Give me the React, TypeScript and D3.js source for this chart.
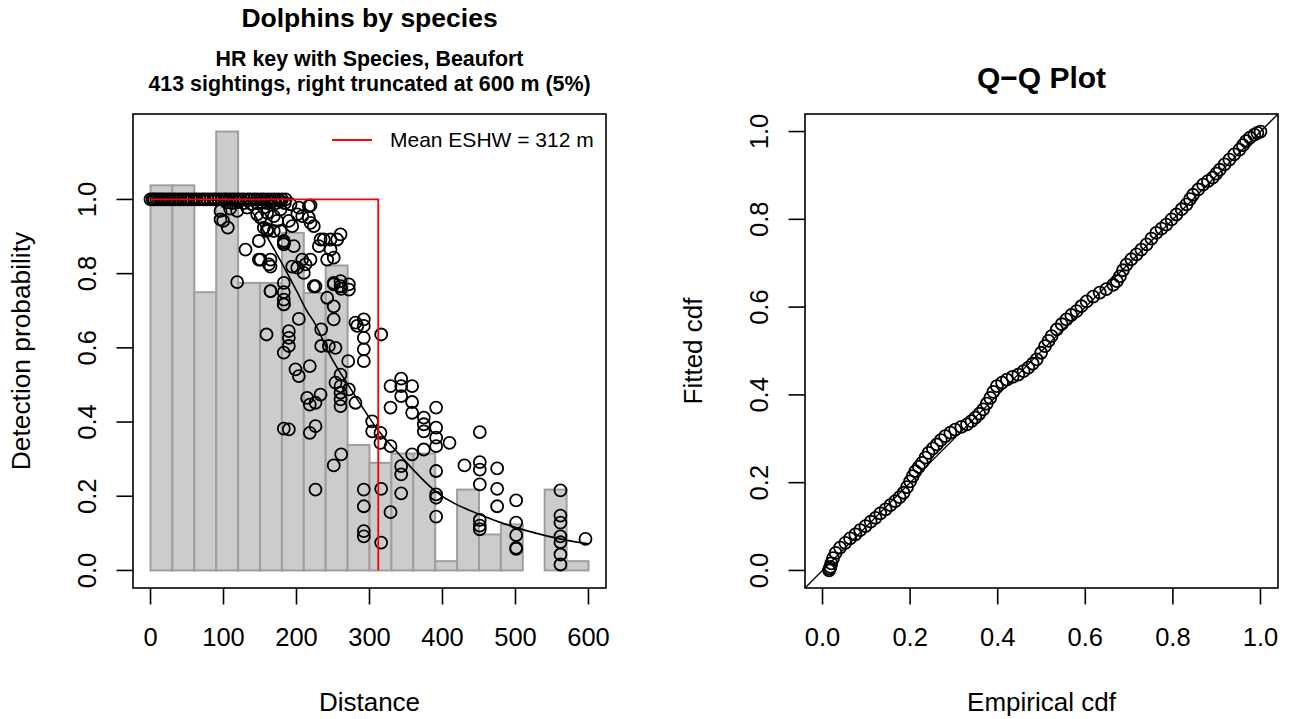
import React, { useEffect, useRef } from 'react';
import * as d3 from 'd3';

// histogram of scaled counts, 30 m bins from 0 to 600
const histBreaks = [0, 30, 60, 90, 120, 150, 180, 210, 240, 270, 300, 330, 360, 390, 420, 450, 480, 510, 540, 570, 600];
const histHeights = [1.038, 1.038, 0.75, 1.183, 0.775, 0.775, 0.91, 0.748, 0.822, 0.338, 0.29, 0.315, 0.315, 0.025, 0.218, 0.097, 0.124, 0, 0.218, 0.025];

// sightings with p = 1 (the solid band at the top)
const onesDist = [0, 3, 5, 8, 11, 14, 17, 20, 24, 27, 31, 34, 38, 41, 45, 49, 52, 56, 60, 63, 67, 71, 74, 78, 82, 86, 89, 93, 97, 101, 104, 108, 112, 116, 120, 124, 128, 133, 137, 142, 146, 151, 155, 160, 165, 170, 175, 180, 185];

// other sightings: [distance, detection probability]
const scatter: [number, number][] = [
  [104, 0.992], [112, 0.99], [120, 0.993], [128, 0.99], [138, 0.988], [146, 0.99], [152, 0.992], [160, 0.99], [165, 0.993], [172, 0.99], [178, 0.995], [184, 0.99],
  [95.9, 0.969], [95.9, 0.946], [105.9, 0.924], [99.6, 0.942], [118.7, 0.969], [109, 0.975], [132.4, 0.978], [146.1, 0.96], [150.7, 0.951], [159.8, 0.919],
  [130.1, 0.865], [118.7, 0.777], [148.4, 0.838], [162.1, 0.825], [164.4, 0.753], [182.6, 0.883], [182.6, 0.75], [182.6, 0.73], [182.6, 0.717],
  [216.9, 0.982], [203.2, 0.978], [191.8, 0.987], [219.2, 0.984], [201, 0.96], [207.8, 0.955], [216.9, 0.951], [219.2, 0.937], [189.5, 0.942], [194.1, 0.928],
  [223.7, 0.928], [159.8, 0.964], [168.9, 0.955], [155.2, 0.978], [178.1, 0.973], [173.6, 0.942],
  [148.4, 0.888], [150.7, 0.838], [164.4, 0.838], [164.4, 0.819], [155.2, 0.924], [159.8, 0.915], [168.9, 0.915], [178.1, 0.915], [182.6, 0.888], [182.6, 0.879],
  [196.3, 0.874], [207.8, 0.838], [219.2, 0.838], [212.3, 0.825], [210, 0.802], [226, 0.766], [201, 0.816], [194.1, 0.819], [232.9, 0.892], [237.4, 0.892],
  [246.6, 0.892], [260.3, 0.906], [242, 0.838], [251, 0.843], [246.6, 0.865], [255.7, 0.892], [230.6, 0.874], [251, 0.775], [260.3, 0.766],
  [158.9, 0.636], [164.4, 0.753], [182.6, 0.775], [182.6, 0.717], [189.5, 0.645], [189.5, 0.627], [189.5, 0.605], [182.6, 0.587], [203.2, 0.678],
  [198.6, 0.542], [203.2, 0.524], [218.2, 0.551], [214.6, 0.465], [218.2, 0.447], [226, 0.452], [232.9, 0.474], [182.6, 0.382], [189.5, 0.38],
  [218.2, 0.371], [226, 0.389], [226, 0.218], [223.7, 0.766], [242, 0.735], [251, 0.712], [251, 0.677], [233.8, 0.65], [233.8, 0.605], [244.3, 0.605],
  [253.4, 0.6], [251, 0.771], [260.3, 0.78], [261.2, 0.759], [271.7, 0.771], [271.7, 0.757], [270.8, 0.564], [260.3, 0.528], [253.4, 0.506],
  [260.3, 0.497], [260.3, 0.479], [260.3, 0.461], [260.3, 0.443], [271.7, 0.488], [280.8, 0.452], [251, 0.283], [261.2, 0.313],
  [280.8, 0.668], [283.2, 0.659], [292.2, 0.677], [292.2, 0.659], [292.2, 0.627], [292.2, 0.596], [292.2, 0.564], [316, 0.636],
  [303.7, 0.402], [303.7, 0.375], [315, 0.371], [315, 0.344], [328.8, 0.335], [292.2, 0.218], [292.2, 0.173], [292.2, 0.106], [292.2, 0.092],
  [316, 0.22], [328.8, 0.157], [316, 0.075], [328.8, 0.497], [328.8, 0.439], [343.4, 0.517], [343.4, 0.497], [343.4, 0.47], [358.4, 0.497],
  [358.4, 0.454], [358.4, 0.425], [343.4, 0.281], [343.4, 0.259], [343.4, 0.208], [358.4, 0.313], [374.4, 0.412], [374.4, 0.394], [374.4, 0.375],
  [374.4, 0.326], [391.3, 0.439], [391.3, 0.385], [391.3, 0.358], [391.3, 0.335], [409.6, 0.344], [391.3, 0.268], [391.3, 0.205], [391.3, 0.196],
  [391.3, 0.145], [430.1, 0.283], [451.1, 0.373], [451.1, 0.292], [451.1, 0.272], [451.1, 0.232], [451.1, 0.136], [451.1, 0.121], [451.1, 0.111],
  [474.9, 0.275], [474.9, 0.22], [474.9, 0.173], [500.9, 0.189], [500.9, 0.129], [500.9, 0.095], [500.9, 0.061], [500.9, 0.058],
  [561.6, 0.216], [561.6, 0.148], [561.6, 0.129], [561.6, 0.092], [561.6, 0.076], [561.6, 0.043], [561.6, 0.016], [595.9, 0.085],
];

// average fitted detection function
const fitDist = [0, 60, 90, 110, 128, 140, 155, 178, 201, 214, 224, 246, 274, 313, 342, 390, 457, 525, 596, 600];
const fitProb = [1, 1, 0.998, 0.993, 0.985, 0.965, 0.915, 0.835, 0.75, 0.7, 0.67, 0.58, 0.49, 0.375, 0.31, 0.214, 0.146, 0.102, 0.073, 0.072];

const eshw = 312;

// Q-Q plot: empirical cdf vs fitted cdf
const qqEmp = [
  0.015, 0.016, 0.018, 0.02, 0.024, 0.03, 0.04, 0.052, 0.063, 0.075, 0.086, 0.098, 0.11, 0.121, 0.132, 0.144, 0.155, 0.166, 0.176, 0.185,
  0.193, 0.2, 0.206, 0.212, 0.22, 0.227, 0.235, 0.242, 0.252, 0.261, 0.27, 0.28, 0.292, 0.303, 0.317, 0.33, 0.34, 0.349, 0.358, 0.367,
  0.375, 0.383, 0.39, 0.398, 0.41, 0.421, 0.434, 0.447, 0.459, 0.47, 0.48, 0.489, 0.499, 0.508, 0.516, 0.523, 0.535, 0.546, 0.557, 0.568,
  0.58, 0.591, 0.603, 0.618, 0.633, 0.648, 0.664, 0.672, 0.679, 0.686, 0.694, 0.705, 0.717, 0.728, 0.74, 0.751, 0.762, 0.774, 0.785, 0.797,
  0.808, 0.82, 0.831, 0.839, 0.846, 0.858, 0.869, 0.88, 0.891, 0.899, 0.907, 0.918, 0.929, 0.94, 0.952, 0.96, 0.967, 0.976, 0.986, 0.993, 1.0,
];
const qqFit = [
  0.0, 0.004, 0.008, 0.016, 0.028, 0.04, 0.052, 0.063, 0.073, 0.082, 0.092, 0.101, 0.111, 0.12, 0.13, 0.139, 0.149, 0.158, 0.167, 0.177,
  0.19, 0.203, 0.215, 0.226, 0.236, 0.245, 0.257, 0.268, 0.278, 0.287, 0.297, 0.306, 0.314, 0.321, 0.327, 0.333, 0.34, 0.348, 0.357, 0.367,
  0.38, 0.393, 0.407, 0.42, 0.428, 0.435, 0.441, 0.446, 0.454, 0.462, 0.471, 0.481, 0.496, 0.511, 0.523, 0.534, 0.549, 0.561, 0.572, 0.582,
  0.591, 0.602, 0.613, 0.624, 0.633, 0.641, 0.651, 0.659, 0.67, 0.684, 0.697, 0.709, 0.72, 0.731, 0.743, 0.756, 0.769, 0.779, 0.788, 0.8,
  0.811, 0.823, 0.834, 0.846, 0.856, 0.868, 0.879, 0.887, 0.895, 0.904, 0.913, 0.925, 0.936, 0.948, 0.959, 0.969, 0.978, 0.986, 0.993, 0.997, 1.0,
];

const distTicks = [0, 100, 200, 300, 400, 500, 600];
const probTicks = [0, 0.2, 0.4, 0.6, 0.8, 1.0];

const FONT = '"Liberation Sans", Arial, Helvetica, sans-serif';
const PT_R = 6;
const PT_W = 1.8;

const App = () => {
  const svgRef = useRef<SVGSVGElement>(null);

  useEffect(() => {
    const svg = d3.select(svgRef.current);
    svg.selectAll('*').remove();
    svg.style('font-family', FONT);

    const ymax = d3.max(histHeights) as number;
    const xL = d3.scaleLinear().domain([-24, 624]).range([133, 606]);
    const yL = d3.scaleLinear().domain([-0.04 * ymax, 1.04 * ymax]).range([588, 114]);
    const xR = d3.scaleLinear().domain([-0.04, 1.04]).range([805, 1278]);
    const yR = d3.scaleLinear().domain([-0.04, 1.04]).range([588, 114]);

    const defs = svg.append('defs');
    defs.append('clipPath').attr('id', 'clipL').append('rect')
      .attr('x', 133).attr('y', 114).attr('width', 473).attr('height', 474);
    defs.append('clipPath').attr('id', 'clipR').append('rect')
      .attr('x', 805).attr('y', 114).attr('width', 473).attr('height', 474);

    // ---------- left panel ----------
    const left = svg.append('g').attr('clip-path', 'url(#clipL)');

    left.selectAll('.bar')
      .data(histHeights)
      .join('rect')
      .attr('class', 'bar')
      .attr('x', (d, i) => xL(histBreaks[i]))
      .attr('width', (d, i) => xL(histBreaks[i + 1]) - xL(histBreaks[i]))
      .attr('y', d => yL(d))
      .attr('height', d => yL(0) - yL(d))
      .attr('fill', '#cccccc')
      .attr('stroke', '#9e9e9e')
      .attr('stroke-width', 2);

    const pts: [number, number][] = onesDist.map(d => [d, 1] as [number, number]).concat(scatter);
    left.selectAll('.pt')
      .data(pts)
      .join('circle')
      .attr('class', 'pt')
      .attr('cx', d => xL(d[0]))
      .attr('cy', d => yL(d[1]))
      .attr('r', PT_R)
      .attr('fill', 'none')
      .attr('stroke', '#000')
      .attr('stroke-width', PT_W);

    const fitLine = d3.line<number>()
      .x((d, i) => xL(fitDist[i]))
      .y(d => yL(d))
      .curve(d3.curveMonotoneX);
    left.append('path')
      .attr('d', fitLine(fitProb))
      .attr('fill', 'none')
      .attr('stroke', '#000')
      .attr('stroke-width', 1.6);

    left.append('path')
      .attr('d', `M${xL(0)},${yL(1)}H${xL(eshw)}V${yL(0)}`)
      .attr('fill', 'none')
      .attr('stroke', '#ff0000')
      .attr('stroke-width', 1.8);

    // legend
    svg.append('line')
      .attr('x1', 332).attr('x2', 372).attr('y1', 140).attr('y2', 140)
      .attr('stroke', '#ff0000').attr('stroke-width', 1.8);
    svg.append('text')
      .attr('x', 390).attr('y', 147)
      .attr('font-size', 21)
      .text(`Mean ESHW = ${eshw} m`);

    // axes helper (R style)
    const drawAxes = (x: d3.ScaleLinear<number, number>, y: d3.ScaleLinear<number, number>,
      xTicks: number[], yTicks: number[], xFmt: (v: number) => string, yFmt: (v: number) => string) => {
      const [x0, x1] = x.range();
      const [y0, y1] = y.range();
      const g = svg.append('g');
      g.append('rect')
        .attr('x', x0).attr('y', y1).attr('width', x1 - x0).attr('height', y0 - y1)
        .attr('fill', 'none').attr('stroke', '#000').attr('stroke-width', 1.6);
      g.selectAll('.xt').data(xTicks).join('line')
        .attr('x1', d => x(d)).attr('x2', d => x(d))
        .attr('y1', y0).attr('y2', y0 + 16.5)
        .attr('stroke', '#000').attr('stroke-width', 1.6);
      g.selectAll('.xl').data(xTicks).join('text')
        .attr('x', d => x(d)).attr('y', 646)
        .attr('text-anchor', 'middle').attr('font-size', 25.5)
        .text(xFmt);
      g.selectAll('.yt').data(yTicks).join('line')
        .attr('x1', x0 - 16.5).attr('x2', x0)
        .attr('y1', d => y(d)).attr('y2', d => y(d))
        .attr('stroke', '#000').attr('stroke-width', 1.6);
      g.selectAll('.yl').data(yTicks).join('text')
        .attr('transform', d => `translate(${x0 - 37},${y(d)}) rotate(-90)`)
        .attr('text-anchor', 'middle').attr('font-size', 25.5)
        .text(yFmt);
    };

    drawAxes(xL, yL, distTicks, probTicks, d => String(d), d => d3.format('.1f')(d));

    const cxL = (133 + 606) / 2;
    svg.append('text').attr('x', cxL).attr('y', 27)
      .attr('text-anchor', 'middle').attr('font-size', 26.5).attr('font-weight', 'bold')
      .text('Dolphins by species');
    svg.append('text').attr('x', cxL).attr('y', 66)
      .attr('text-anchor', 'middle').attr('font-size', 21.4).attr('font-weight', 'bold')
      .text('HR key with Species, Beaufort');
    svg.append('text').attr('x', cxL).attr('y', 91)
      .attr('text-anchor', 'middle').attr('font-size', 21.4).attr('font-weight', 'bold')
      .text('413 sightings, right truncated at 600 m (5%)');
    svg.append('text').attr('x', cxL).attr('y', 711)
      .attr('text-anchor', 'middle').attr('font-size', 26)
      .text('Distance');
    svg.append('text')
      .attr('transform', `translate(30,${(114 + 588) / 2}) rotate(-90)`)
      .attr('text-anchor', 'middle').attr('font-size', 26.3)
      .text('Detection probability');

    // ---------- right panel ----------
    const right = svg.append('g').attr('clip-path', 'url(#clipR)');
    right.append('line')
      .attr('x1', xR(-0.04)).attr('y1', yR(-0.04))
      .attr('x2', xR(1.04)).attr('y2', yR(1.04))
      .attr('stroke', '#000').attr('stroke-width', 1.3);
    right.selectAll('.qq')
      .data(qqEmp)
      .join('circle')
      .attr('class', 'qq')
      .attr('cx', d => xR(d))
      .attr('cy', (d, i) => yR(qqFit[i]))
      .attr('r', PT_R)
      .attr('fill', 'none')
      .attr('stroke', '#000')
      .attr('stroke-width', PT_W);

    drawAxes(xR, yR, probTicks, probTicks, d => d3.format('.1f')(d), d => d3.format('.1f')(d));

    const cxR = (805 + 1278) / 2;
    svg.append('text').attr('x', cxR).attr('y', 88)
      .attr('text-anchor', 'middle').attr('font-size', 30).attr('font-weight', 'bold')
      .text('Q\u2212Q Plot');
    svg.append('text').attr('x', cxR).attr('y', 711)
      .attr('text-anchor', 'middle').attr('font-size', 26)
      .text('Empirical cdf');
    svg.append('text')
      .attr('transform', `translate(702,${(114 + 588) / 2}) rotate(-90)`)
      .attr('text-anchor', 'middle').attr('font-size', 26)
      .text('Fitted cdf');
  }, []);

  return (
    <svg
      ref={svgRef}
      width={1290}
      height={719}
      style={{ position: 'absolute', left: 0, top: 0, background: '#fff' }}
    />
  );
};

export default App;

━━━━━━━━━━

> Exercise directions: Copy nothing but the lines from the first one in the listing through the line with "175, 180, 185];", and omit the pictures.

> Answer to the problem:
Give me the React, TypeScript and D3.js source for this chart.
import React, { useEffect, useRef } from 'react';
import * as d3 from 'd3';

// histogram of scaled counts, 30 m bins from 0 to 600
const histBreaks = [0, 30, 60, 90, 120, 150, 180, 210, 240, 270, 300, 330, 360, 390, 420, 450, 480, 510, 540, 570, 600];
const histHeights = [1.038, 1.038, 0.75, 1.183, 0.775, 0.775, 0.91, 0.748, 0.822, 0.338, 0.29, 0.315, 0.315, 0.025, 0.218, 0.097, 0.124, 0, 0.218, 0.025];

// sightings with p = 1 (the solid band at the top)
const onesDist = [0, 3, 5, 8, 11, 14, 17, 20, 24, 27, 31, 34, 38, 41, 45, 49, 52, 56, 60, 63, 67, 71, 74, 78, 82, 86, 89, 93, 97, 101, 104, 108, 112, 116, 120, 124, 128, 133, 137, 142, 146, 151, 155, 160, 165, 170, 175, 180, 185];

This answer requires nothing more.